Given exercise: Leave out the pictures and reproduce all of the data exactly.
======== Data block ========
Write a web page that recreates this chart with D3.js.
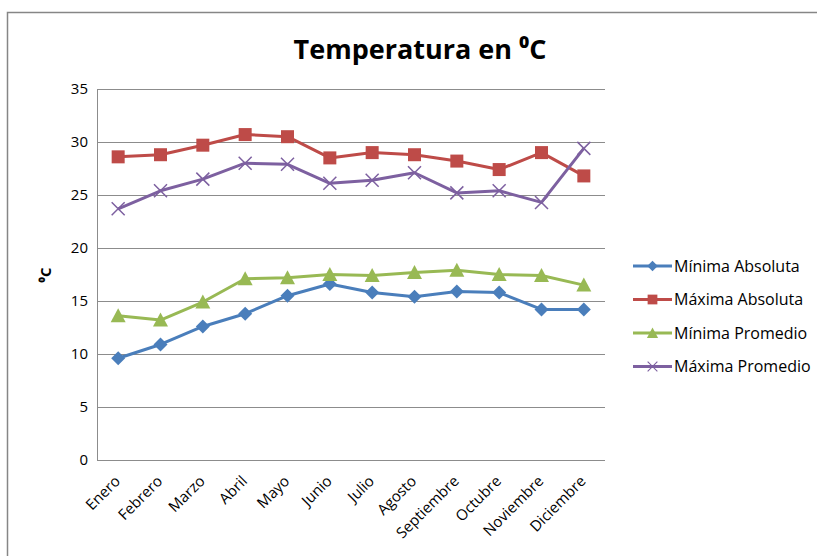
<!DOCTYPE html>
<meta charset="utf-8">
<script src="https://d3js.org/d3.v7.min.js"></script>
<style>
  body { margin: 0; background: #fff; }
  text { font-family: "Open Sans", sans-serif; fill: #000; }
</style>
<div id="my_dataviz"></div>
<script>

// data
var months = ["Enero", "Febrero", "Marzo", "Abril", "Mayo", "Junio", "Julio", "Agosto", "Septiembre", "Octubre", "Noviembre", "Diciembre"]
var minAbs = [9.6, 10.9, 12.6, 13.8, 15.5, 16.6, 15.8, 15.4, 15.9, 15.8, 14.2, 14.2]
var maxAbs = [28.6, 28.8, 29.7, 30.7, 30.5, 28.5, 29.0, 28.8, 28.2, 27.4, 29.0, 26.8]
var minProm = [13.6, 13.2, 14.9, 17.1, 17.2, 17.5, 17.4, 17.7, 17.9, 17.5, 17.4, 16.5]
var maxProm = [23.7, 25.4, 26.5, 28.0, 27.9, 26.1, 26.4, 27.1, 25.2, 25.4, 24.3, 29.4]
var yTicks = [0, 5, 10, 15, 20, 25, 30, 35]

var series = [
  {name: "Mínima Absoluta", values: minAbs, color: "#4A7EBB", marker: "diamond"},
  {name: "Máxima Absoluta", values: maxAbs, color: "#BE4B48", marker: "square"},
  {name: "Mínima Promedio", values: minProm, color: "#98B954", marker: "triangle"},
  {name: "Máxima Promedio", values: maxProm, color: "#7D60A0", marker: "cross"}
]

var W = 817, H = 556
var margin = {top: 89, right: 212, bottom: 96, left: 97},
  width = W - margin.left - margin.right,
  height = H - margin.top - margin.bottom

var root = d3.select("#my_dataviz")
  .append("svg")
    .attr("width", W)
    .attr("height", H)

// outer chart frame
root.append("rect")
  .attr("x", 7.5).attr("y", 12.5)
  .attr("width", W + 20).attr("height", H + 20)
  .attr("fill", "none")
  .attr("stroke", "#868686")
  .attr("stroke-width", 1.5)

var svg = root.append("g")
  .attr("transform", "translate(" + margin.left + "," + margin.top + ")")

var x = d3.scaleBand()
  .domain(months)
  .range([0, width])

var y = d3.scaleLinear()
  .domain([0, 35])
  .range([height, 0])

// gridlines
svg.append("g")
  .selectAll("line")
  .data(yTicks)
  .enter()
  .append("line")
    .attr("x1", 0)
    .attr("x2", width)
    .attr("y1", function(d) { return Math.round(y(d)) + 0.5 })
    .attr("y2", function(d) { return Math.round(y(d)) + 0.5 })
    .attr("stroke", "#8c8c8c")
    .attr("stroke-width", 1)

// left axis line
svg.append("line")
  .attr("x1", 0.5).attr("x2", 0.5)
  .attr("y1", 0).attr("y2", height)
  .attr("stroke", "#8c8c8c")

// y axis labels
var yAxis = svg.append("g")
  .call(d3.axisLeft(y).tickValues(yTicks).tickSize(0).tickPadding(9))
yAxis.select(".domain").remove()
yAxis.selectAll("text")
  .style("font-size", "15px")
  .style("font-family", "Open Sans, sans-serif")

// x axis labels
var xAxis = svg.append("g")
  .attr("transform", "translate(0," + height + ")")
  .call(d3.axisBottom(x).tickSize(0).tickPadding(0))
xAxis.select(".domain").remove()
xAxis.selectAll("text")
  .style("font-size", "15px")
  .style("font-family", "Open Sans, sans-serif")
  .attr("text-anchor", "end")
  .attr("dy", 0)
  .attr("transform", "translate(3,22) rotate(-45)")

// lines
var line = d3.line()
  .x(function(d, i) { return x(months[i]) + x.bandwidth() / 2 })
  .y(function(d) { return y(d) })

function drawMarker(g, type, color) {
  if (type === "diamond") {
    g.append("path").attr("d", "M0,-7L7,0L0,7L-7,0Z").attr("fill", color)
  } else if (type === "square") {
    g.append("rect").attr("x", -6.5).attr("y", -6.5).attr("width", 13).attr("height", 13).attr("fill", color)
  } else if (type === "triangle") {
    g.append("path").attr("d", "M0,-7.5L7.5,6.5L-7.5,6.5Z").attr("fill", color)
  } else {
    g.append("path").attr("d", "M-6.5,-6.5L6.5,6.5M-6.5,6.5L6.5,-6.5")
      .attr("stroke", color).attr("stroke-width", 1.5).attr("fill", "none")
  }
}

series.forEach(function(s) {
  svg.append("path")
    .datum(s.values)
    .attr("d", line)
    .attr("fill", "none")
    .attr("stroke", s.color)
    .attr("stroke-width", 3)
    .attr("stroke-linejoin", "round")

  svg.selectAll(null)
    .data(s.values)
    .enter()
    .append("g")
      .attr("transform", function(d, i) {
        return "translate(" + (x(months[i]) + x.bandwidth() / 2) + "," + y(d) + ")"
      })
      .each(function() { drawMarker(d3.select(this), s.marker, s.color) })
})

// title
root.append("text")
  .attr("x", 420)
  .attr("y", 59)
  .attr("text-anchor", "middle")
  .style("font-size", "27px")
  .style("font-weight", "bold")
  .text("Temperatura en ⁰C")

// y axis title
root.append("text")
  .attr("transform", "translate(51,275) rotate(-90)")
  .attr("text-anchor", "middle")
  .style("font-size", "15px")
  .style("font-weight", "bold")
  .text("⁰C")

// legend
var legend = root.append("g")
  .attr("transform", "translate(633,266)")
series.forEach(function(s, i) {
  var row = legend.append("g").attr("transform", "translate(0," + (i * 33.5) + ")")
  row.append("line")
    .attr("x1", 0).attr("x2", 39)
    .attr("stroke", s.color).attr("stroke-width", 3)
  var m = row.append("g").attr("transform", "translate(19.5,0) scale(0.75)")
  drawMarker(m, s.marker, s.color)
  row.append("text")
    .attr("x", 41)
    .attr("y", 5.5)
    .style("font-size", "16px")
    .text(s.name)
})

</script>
========
Exercise answer:
Write a web page that recreates this chart with D3.js.
<!DOCTYPE html>
<meta charset="utf-8">
<script src="https://d3js.org/d3.v7.min.js"></script>
<style>
  body { margin: 0; background: #fff; }
  text { font-family: "Open Sans", sans-serif; fill: #000; }
</style>
<div id="my_dataviz"></div>
<script>

// data
var months = ["Enero", "Febrero", "Marzo", "Abril", "Mayo", "Junio", "Julio", "Agosto", "Septiembre", "Octubre", "Noviembre", "Diciembre"]
var minAbs = [9.6, 10.9, 12.6, 13.8, 15.5, 16.6, 15.8, 15.4, 15.9, 15.8, 14.2, 14.2]
var maxAbs = [28.6, 28.8, 29.7, 30.7, 30.5, 28.5, 29.0, 28.8, 28.2, 27.4, 29.0, 26.8]
var minProm = [13.6, 13.2, 14.9, 17.1, 17.2, 17.5, 17.4, 17.7, 17.9, 17.5, 17.4, 16.5]
var maxProm = [23.7, 25.4, 26.5, 28.0, 27.9, 26.1, 26.4, 27.1, 25.2, 25.4, 24.3, 29.4]
var yTicks = [0, 5, 10, 15, 20, 25, 30, 35]

var series = [
  {name: "Mínima Absoluta", values: minAbs, color: "#4A7EBB", marker: "diamond"},
  {name: "Máxima Absoluta", values: maxAbs, color: "#BE4B48", marker: "square"},
  {name: "Mínima Promedio", values: minProm, color: "#98B954", marker: "triangle"},
  {name: "Máxima Promedio", values: maxProm, color: "#7D60A0", marker: "cross"}
]

var W = 817, H = 556
var margin = {top: 89, right: 212, bottom: 96, left: 97},
  width = W - margin.left - margin.right,
  height = H - margin.top - margin.bottom

var root = d3.select("#my_dataviz")
  .append("svg")
    .attr("width", W)
    .attr("height", H)

// outer chart frame
root.append("rect")
  .attr("x", 7.5).attr("y", 12.5)
  .attr("width", W + 20).attr("height", H + 20)
  .attr("fill", "none")
  .attr("stroke", "#868686")
  .attr("stroke-width", 1.5)

var svg = root.append("g")
  .attr("transform", "translate(" + margin.left + "," + margin.top + ")")

var x = d3.scaleBand()
  .domain(months)
  .range([0, width])

var y = d3.scaleLinear()
  .domain([0, 35])
  .range([height, 0])

// gridlines
svg.append("g")
  .selectAll("line")
  .data(yTicks)
  .enter()
  .append("line")
    .attr("x1", 0)
    .attr("x2", width)
    .attr("y1", function(d) { return Math.round(y(d)) + 0.5 })
    .attr("y2", function(d) { return Math.round(y(d)) + 0.5 })
    .attr("stroke", "#8c8c8c")
    .attr("stroke-width", 1)

// left axis line
svg.append("line")
  .attr("x1", 0.5).attr("x2", 0.5)
  .attr("y1", 0).attr("y2", height)
  .attr("stroke", "#8c8c8c")

// y axis labels
var yAxis = svg.append("g")
  .call(d3.axisLeft(y).tickValues(yTicks).tickSize(0).tickPadding(9))
yAxis.select(".domain").remove()
yAxis.selectAll("text")
  .style("font-size", "15px")
  .style("font-family", "Open Sans, sans-serif")

// x axis labels
var xAxis = svg.append("g")
  .attr("transform", "translate(0," + height + ")")
  .call(d3.axisBottom(x).tickSize(0).tickPadding(0))
xAxis.select(".domain").remove()
xAxis.selectAll("text")
  .style("font-size", "15px")
  .style("font-family", "Open Sans, sans-serif")
  .attr("text-anchor", "end")
  .attr("dy", 0)
  .attr("transform", "translate(3,22) rotate(-45)")

// lines
var line = d3.line()
  .x(function(d, i) { return x(months[i]) + x.bandwidth() / 2 })
  .y(function(d) { return y(d) })

function drawMarker(g, type, color) {
  if (type === "diamond") {
    g.append("path").attr("d", "M0,-7L7,0L0,7L-7,0Z").attr("fill", color)
  } else if (type === "square") {
    g.append("rect").attr("x", -6.5).attr("y", -6.5).attr("width", 13).attr("height", 13).attr("fill", color)
  } else if (type === "triangle") {
    g.append("path").attr("d", "M0,-7.5L7.5,6.5L-7.5,6.5Z").attr("fill", color)
  } else {
    g.append("path").attr("d", "M-6.5,-6.5L6.5,6.5M-6.5,6.5L6.5,-6.5")
      .attr("stroke", color).attr("stroke-width", 1.5).attr("fill", "none")
  }
}

series.forEach(function(s) {
  svg.append("path")
    .datum(s.values)
    .attr("d", line)
    .attr("fill", "none")
    .attr("stroke", s.color)
    .attr("stroke-width", 3)
    .attr("stroke-linejoin", "round")

  svg.selectAll(null)
    .data(s.values)
    .enter()
    .append("g")
      .attr("transform", function(d, i) {
        return "translate(" + (x(months[i]) + x.bandwidth() / 2) + "," + y(d) + ")"
      })
      .each(function() { drawMarker(d3.select(this), s.marker, s.color) })
})

// title
root.append("text")
  .attr("x", 420)
  .attr("y", 59)
  .attr("text-anchor", "middle")
  .style("font-size", "27px")
  .style("font-weight", "bold")
  .text("Temperatura en ⁰C")

// y axis title
root.append("text")
  .attr("transform", "translate(51,275) rotate(-90)")
  .attr("text-anchor", "middle")
  .style("font-size", "15px")
  .style("font-weight", "bold")
  .text("⁰C")

// legend
var legend = root.append("g")
  .attr("transform", "translate(633,266)")
series.forEach(function(s, i) {
  var row = legend.append("g").attr("transform", "translate(0," + (i * 33.5) + ")")
  row.append("line")
    .attr("x1", 0).attr("x2", 39)
    .attr("stroke", s.color).attr("stroke-width", 3)
  var m = row.append("g").attr("transform", "translate(19.5,0) scale(0.75)")
  drawMarker(m, s.marker, s.color)
  row.append("text")
    .attr("x", 41)
    .attr("y", 5.5)
    .style("font-size", "16px")
    .text(s.name)
})

</script>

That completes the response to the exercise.